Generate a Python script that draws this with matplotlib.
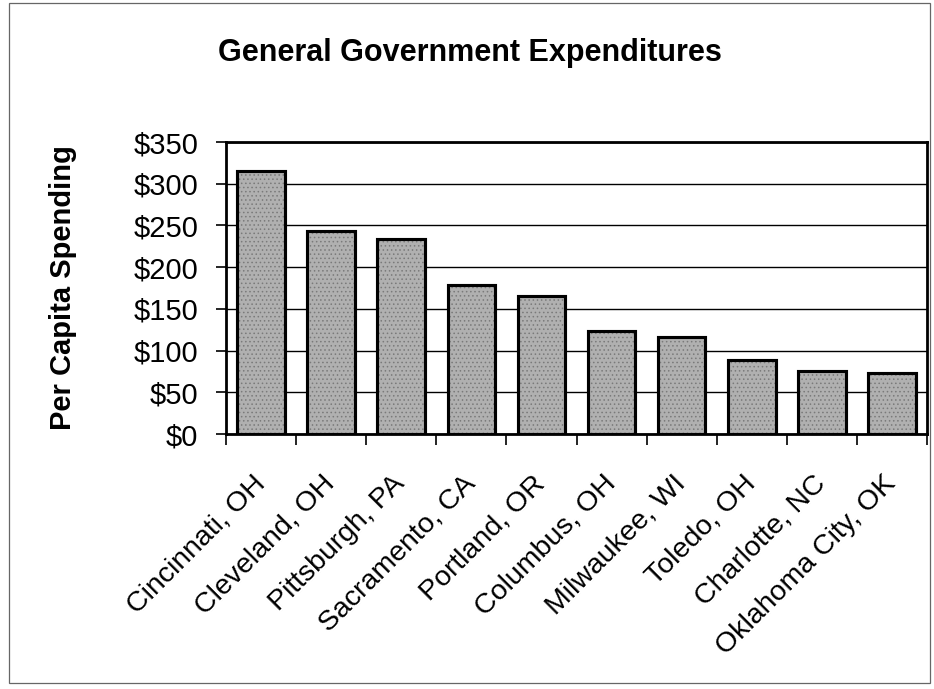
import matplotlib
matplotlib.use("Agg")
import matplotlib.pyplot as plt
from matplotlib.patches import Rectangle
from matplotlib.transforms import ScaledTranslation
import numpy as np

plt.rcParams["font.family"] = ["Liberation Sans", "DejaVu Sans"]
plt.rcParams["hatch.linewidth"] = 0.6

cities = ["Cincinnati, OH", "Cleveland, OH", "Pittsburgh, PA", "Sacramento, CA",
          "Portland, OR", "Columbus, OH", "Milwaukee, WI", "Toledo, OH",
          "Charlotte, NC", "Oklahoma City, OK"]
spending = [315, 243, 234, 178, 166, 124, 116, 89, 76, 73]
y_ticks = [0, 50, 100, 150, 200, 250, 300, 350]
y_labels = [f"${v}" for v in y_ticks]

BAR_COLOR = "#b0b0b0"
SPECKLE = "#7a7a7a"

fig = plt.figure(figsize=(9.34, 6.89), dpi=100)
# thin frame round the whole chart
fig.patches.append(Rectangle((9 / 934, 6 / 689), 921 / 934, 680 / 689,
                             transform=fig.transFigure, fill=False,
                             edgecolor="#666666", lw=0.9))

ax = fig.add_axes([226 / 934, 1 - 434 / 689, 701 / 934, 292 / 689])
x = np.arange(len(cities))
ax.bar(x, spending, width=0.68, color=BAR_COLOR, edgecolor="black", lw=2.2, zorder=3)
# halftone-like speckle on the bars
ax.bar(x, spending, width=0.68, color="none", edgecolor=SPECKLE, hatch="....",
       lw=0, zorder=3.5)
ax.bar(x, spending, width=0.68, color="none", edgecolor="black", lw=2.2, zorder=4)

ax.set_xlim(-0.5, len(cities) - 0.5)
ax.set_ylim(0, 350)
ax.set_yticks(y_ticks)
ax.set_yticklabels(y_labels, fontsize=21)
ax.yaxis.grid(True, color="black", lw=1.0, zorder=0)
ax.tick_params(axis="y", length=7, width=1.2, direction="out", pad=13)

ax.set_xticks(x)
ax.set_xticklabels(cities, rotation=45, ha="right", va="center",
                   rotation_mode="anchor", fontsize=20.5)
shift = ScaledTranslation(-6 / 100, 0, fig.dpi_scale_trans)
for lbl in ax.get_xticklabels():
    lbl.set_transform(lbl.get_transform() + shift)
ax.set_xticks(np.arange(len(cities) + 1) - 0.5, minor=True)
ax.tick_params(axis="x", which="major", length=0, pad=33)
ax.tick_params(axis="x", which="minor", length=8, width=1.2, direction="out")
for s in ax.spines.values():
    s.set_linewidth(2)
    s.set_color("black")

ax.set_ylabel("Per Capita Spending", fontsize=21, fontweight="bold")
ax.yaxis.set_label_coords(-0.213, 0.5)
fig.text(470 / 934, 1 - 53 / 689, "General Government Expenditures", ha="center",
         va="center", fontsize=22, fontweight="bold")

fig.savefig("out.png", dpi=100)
______________________________
▶ **TASK BRIEF**:
Every line above should be repeated exactly; pictures stay out of the copy.

▶ **THE ANSWER**:
Generate a Python script that draws this with matplotlib.
import matplotlib
matplotlib.use("Agg")
import matplotlib.pyplot as plt
from matplotlib.patches import Rectangle
from matplotlib.transforms import ScaledTranslation
import numpy as np

plt.rcParams["font.family"] = ["Liberation Sans", "DejaVu Sans"]
plt.rcParams["hatch.linewidth"] = 0.6

cities = ["Cincinnati, OH", "Cleveland, OH", "Pittsburgh, PA", "Sacramento, CA",
          "Portland, OR", "Columbus, OH", "Milwaukee, WI", "Toledo, OH",
          "Charlotte, NC", "Oklahoma City, OK"]
spending = [315, 243, 234, 178, 166, 124, 116, 89, 76, 73]
y_ticks = [0, 50, 100, 150, 200, 250, 300, 350]
y_labels = [f"${v}" for v in y_ticks]

BAR_COLOR = "#b0b0b0"
SPECKLE = "#7a7a7a"

fig = plt.figure(figsize=(9.34, 6.89), dpi=100)
# thin frame round the whole chart
fig.patches.append(Rectangle((9 / 934, 6 / 689), 921 / 934, 680 / 689,
                             transform=fig.transFigure, fill=False,
                             edgecolor="#666666", lw=0.9))

ax = fig.add_axes([226 / 934, 1 - 434 / 689, 701 / 934, 292 / 689])
x = np.arange(len(cities))
ax.bar(x, spending, width=0.68, color=BAR_COLOR, edgecolor="black", lw=2.2, zorder=3)
# halftone-like speckle on the bars
ax.bar(x, spending, width=0.68, color="none", edgecolor=SPECKLE, hatch="....",
       lw=0, zorder=3.5)
ax.bar(x, spending, width=0.68, color="none", edgecolor="black", lw=2.2, zorder=4)

ax.set_xlim(-0.5, len(cities) - 0.5)
ax.set_ylim(0, 350)
ax.set_yticks(y_ticks)
ax.set_yticklabels(y_labels, fontsize=21)
ax.yaxis.grid(True, color="black", lw=1.0, zorder=0)
ax.tick_params(axis="y", length=7, width=1.2, direction="out", pad=13)

ax.set_xticks(x)
ax.set_xticklabels(cities, rotation=45, ha="right", va="center",
                   rotation_mode="anchor", fontsize=20.5)
shift = ScaledTranslation(-6 / 100, 0, fig.dpi_scale_trans)
for lbl in ax.get_xticklabels():
    lbl.set_transform(lbl.get_transform() + shift)
ax.set_xticks(np.arange(len(cities) + 1) - 0.5, minor=True)
ax.tick_params(axis="x", which="major", length=0, pad=33)
ax.tick_params(axis="x", which="minor", length=8, width=1.2, direction="out")
for s in ax.spines.values():
    s.set_linewidth(2)
    s.set_color("black")

ax.set_ylabel("Per Capita Spending", fontsize=21, fontweight="bold")
ax.yaxis.set_label_coords(-0.213, 0.5)
fig.text(470 / 934, 1 - 53 / 689, "General Government Expenditures", ha="center",
         va="center", fontsize=22, fontweight="bold")

fig.savefig("out.png", dpi=100)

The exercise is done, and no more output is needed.